▶ Written task
Return the number of lines that include the string "matplotlib", without any other text.

• • • • • • •

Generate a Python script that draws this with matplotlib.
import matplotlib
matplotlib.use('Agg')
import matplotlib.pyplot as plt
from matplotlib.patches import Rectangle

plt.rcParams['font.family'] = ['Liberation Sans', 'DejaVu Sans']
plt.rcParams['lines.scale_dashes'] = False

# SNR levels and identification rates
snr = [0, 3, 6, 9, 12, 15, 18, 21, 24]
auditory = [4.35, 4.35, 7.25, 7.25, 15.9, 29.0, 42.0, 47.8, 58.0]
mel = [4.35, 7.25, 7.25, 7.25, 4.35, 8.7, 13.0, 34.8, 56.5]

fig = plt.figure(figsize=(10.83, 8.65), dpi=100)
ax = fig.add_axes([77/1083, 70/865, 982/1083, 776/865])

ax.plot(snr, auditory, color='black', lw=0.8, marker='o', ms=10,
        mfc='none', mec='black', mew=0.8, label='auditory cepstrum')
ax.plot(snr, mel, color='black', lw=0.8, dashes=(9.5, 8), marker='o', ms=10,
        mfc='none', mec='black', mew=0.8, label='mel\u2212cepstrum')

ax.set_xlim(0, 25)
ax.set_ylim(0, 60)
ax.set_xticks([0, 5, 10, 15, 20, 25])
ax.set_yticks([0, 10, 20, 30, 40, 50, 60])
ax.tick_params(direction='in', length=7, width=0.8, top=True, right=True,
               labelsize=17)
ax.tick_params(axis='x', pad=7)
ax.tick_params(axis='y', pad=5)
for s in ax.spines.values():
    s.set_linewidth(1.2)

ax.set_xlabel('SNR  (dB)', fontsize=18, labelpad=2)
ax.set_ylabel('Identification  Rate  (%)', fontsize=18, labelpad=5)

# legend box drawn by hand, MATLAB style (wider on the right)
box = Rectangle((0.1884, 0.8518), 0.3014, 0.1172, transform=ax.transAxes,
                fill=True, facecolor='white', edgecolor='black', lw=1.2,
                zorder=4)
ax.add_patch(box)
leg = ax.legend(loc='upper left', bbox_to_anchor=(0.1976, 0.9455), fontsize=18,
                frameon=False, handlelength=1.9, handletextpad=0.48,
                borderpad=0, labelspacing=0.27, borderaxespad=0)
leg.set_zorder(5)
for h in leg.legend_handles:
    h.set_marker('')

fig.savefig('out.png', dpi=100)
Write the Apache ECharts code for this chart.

• • • • • • •

▶ Task result
5